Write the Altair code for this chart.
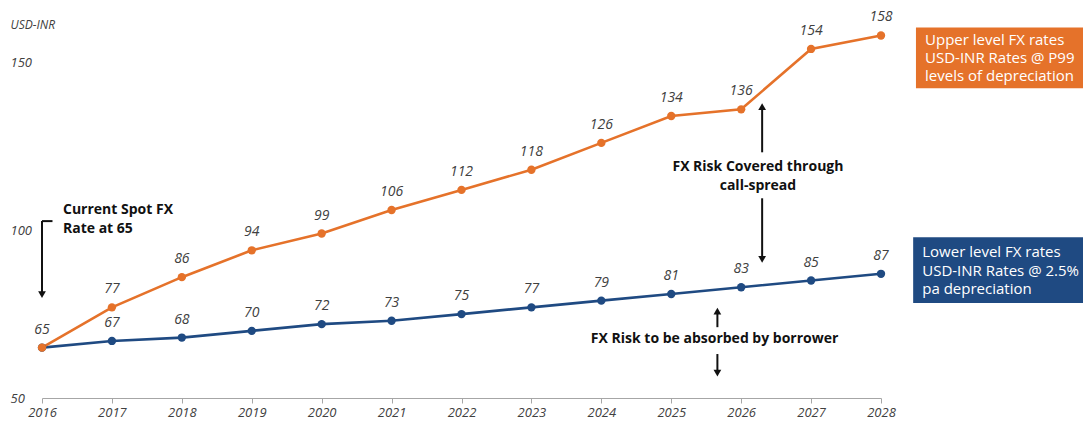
import altair as alt
import pandas as pd

years = list(range(2016, 2029))
upper = [65, 77, 86, 94, 99, 106, 112, 118, 126, 134, 136, 154, 158]
lower = [65, 67, 68, 70, 72, 73, 75, 77, 79, 81, 83, 85, 87]

ORANGE = "#E5722A"
BLUE = "#1F4A82"
TXT = "#404040"
FONT = "Open Sans"

rows = []
for y, u, l in zip(years, upper, lower):
    rows.append({"year": y, "value": l, "series": "lower"})
    rows.append({"year": y, "value": u, "series": "upper"})
df = pd.DataFrame(rows)

lab_rows = [{"year": y, "value": u, "label": str(u)} for y, u in zip(years, upper)]
lab_rows += [{"year": y, "value": l, "label": str(l)} for y, l in zip(years, lower) if y > 2016]
labels = pd.DataFrame(lab_rows)

x_scale = alt.Scale(domain=[2016, 2028], nice=False, zero=False)
y_scale = alt.Scale(domain=[50, 165], nice=False, zero=False)
color_scale = alt.Scale(domain=["lower", "upper"], range=[BLUE, ORANGE])

X = alt.X("year:Q", scale=x_scale, axis=alt.Axis(
    values=years, format="d", title=None, grid=False, labelFontStyle="italic",
    labelFont=FONT, labelFontSize=13, labelColor=TXT, domainColor="#A6A6A6",
    tickColor="#A6A6A6", tickSize=5, labelPadding=3, labelFlush=False))
Y = alt.Y("value:Q", scale=y_scale, axis=alt.Axis(
    values=[50, 100, 150], title="USD-INR", titleAngle=0, titleAlign="left",
    titleX=-32, titleY=12, titleBaseline="middle", titleFontStyle="italic",
    titleFontWeight="normal", titleFont=FONT, titleFontSize=12, titleColor=TXT,
    grid=False, domain=False, ticks=False, tickSize=0, labelPadding=32,
    labelAlign="left", labelFontStyle="italic", labelFont=FONT,
    labelFontSize=13, labelColor=TXT))

base = alt.Chart(df)
lines = base.mark_line(strokeWidth=2.6).encode(
    x=X, y=Y, color=alt.Color("series:N", scale=color_scale, legend=None),
    detail="series:N")
lower_pts = alt.Chart(df[df.series == "lower"]).mark_circle(size=70, opacity=1).encode(
    x="year:Q", y="value:Q", color=alt.Color("series:N", scale=color_scale, legend=None))
upper_pts = alt.Chart(df[df.series == "upper"]).mark_circle(size=70, opacity=1).encode(
    x="year:Q", y="value:Q", color=alt.Color("series:N", scale=color_scale, legend=None))

val_text = alt.Chart(labels).mark_text(
    dy=-18, font=FONT, fontSize=14, fontStyle="italic", color=TXT).encode(
    x="year:Q", y="value:Q", text="label:N")

# annotation texts
ann = pd.DataFrame([
    {"x": 2016.30, "y": 106.0, "t": "Current Spot FX", "a": "left"},
    {"x": 2016.30, "y": 100.3, "t": "Rate at 65", "a": "left"},
    {"x": 2026.24, "y": 118.75, "t": "FX Risk Covered through", "a": "center"},
    {"x": 2026.24, "y": 113.1, "t": "call-spread", "a": "center"},
    {"x": 2025.62, "y": 67.6, "t": "FX Risk to be absorbed by borrower", "a": "center"},
])
ann_left = alt.Chart(ann[ann.a == "left"]).mark_text(
    align="left", baseline="middle", font=FONT, fontSize=14, fontWeight="bold",
    color="#111111").encode(x="x:Q", y="y:Q", text="t:N")
ann_center = alt.Chart(ann[ann.a == "center"]).mark_text(
    align="center", baseline="middle", font=FONT, fontSize=14, fontWeight="bold",
    color="#111111").encode(x="x:Q", y="y:Q", text="t:N")

# arrow shafts
shafts = pd.DataFrame([
    {"x": 2016.0, "x2": 2016.0, "y": 102.7, "y2": 81.0},
    {"x": 2016.0, "x2": 2016.15, "y": 102.7, "y2": 102.7},
    {"x": 2026.30, "x2": 2026.30, "y": 136.5, "y2": 123.2},
    {"x": 2026.30, "x2": 2026.30, "y": 109.5, "y2": 91.5},
    {"x": 2025.66, "x2": 2025.66, "y": 76.0, "y2": 71.1},
    {"x": 2025.66, "x2": 2025.66, "y": 63.1, "y2": 57.5},
])
shaft = alt.Chart(shafts).mark_rule(color="#111111", strokeWidth=2).encode(
    x="x:Q", x2="x2:Q", y="y:Q", y2="y2:Q")
heads = pd.DataFrame([
    {"x": 2016.0, "y": 80.8, "s": "triangle-down"},
    {"x": 2026.30, "y": 136.8, "s": "triangle-up"},
    {"x": 2026.30, "y": 91.3, "s": "triangle-down"},
    {"x": 2025.66, "y": 75.9, "s": "triangle-up"},
    {"x": 2025.66, "y": 57.4, "s": "triangle-down"},
])
head_up = alt.Chart(heads[heads.s == "triangle-up"]).mark_point(
    shape="triangle-up", filled=True, size=60, color="#111111", opacity=1).encode(
    x="x:Q", y="y:Q")
head_down = alt.Chart(heads[heads.s == "triangle-down"]).mark_point(
    shape="triangle-down", filled=True, size=60, color="#111111", opacity=1).encode(
    x="x:Q", y="y:Q")

# legend-like boxes
boxes = pd.DataFrame([
    {"x": 2028.50, "x2": 2030.89, "y": 142.3, "y2": 160.4, "series": "upper"},
    {"x": 2028.46, "x2": 2030.94, "y": 78.3, "y2": 97.9, "series": "lower"},
])
box = alt.Chart(boxes).mark_rect().encode(
    x="x:Q", x2="x2:Q", y="y:Q", y2="y2:Q",
    color=alt.Color("series:N", scale=color_scale, legend=None))
box_txt = pd.DataFrame([
    {"x": 2028.63, "y": 156.8, "t": "Upper level FX rates"},
    {"x": 2028.63, "y": 151.2, "t": "USD-INR Rates @ P99"},
    {"x": 2028.63, "y": 145.8, "t": "levels of depreciation"},
    {"x": 2028.59, "y": 93.45, "t": "Lower level FX rates"},
    {"x": 2028.59, "y": 87.8, "t": "USD-INR Rates @ 2.5%"},
    {"x": 2028.59, "y": 82.4, "t": "pa depreciation"},
])
box_text = alt.Chart(box_txt).mark_text(
    align="left", baseline="middle", font=FONT, fontSize=15, color="white").encode(
    x="x:Q", y="y:Q", text="t:N")

chart = alt.layer(
    lines, lower_pts, upper_pts, val_text, shaft, head_up, head_down,
    ann_left, ann_center, box, box_text
).properties(
    width=839, height=386,
    autosize=alt.AutoSizeParams(type="none"),
    padding={"left": 34, "top": 4, "right": 202, "bottom": 25},
    background="white",
).configure_view(stroke=None, clip=False)

chart.save("out.html", embed_options={"renderer": "svg", "actions": False})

- - - -

Aim: Copy out all of the material exactly as written, without its pictures.

Written response:
Write the Altair code for this chart.
import altair as alt
import pandas as pd

years = list(range(2016, 2029))
upper = [65, 77, 86, 94, 99, 106, 112, 118, 126, 134, 136, 154, 158]
lower = [65, 67, 68, 70, 72, 73, 75, 77, 79, 81, 83, 85, 87]

ORANGE = "#E5722A"
BLUE = "#1F4A82"
TXT = "#404040"
FONT = "Open Sans"

rows = []
for y, u, l in zip(years, upper, lower):
    rows.append({"year": y, "value": l, "series": "lower"})
    rows.append({"year": y, "value": u, "series": "upper"})
df = pd.DataFrame(rows)

lab_rows = [{"year": y, "value": u, "label": str(u)} for y, u in zip(years, upper)]
lab_rows += [{"year": y, "value": l, "label": str(l)} for y, l in zip(years, lower) if y > 2016]
labels = pd.DataFrame(lab_rows)

x_scale = alt.Scale(domain=[2016, 2028], nice=False, zero=False)
y_scale = alt.Scale(domain=[50, 165], nice=False, zero=False)
color_scale = alt.Scale(domain=["lower", "upper"], range=[BLUE, ORANGE])

X = alt.X("year:Q", scale=x_scale, axis=alt.Axis(
    values=years, format="d", title=None, grid=False, labelFontStyle="italic",
    labelFont=FONT, labelFontSize=13, labelColor=TXT, domainColor="#A6A6A6",
    tickColor="#A6A6A6", tickSize=5, labelPadding=3, labelFlush=False))
Y = alt.Y("value:Q", scale=y_scale, axis=alt.Axis(
    values=[50, 100, 150], title="USD-INR", titleAngle=0, titleAlign="left",
    titleX=-32, titleY=12, titleBaseline="middle", titleFontStyle="italic",
    titleFontWeight="normal", titleFont=FONT, titleFontSize=12, titleColor=TXT,
    grid=False, domain=False, ticks=False, tickSize=0, labelPadding=32,
    labelAlign="left", labelFontStyle="italic", labelFont=FONT,
    labelFontSize=13, labelColor=TXT))

base = alt.Chart(df)
lines = base.mark_line(strokeWidth=2.6).encode(
    x=X, y=Y, color=alt.Color("series:N", scale=color_scale, legend=None),
    detail="series:N")
lower_pts = alt.Chart(df[df.series == "lower"]).mark_circle(size=70, opacity=1).encode(
    x="year:Q", y="value:Q", color=alt.Color("series:N", scale=color_scale, legend=None))
upper_pts = alt.Chart(df[df.series == "upper"]).mark_circle(size=70, opacity=1).encode(
    x="year:Q", y="value:Q", color=alt.Color("series:N", scale=color_scale, legend=None))

val_text = alt.Chart(labels).mark_text(
    dy=-18, font=FONT, fontSize=14, fontStyle="italic", color=TXT).encode(
    x="year:Q", y="value:Q", text="label:N")

# annotation texts
ann = pd.DataFrame([
    {"x": 2016.30, "y": 106.0, "t": "Current Spot FX", "a": "left"},
    {"x": 2016.30, "y": 100.3, "t": "Rate at 65", "a": "left"},
    {"x": 2026.24, "y": 118.75, "t": "FX Risk Covered through", "a": "center"},
    {"x": 2026.24, "y": 113.1, "t": "call-spread", "a": "center"},
    {"x": 2025.62, "y": 67.6, "t": "FX Risk to be absorbed by borrower", "a": "center"},
])
ann_left = alt.Chart(ann[ann.a == "left"]).mark_text(
    align="left", baseline="middle", font=FONT, fontSize=14, fontWeight="bold",
    color="#111111").encode(x="x:Q", y="y:Q", text="t:N")
ann_center = alt.Chart(ann[ann.a == "center"]).mark_text(
    align="center", baseline="middle", font=FONT, fontSize=14, fontWeight="bold",
    color="#111111").encode(x="x:Q", y="y:Q", text="t:N")

# arrow shafts
shafts = pd.DataFrame([
    {"x": 2016.0, "x2": 2016.0, "y": 102.7, "y2": 81.0},
    {"x": 2016.0, "x2": 2016.15, "y": 102.7, "y2": 102.7},
    {"x": 2026.30, "x2": 2026.30, "y": 136.5, "y2": 123.2},
    {"x": 2026.30, "x2": 2026.30, "y": 109.5, "y2": 91.5},
    {"x": 2025.66, "x2": 2025.66, "y": 76.0, "y2": 71.1},
    {"x": 2025.66, "x2": 2025.66, "y": 63.1, "y2": 57.5},
])
shaft = alt.Chart(shafts).mark_rule(color="#111111", strokeWidth=2).encode(
    x="x:Q", x2="x2:Q", y="y:Q", y2="y2:Q")
heads = pd.DataFrame([
    {"x": 2016.0, "y": 80.8, "s": "triangle-down"},
    {"x": 2026.30, "y": 136.8, "s": "triangle-up"},
    {"x": 2026.30, "y": 91.3, "s": "triangle-down"},
    {"x": 2025.66, "y": 75.9, "s": "triangle-up"},
    {"x": 2025.66, "y": 57.4, "s": "triangle-down"},
])
head_up = alt.Chart(heads[heads.s == "triangle-up"]).mark_point(
    shape="triangle-up", filled=True, size=60, color="#111111", opacity=1).encode(
    x="x:Q", y="y:Q")
head_down = alt.Chart(heads[heads.s == "triangle-down"]).mark_point(
    shape="triangle-down", filled=True, size=60, color="#111111", opacity=1).encode(
    x="x:Q", y="y:Q")

# legend-like boxes
boxes = pd.DataFrame([
    {"x": 2028.50, "x2": 2030.89, "y": 142.3, "y2": 160.4, "series": "upper"},
    {"x": 2028.46, "x2": 2030.94, "y": 78.3, "y2": 97.9, "series": "lower"},
])
box = alt.Chart(boxes).mark_rect().encode(
    x="x:Q", x2="x2:Q", y="y:Q", y2="y2:Q",
    color=alt.Color("series:N", scale=color_scale, legend=None))
box_txt = pd.DataFrame([
    {"x": 2028.63, "y": 156.8, "t": "Upper level FX rates"},
    {"x": 2028.63, "y": 151.2, "t": "USD-INR Rates @ P99"},
    {"x": 2028.63, "y": 145.8, "t": "levels of depreciation"},
    {"x": 2028.59, "y": 93.45, "t": "Lower level FX rates"},
    {"x": 2028.59, "y": 87.8, "t": "USD-INR Rates @ 2.5%"},
    {"x": 2028.59, "y": 82.4, "t": "pa depreciation"},
])
box_text = alt.Chart(box_txt).mark_text(
    align="left", baseline="middle", font=FONT, fontSize=15, color="white").encode(
    x="x:Q", y="y:Q", text="t:N")

chart = alt.layer(
    lines, lower_pts, upper_pts, val_text, shaft, head_up, head_down,
    ann_left, ann_center, box, box_text
).properties(
    width=839, height=386,
    autosize=alt.AutoSizeParams(type="none"),
    padding={"left": 34, "top": 4, "right": 202, "bottom": 25},
    background="white",
).configure_view(stroke=None, clip=False)

chart.save("out.html", embed_options={"renderer": "svg", "actions": False})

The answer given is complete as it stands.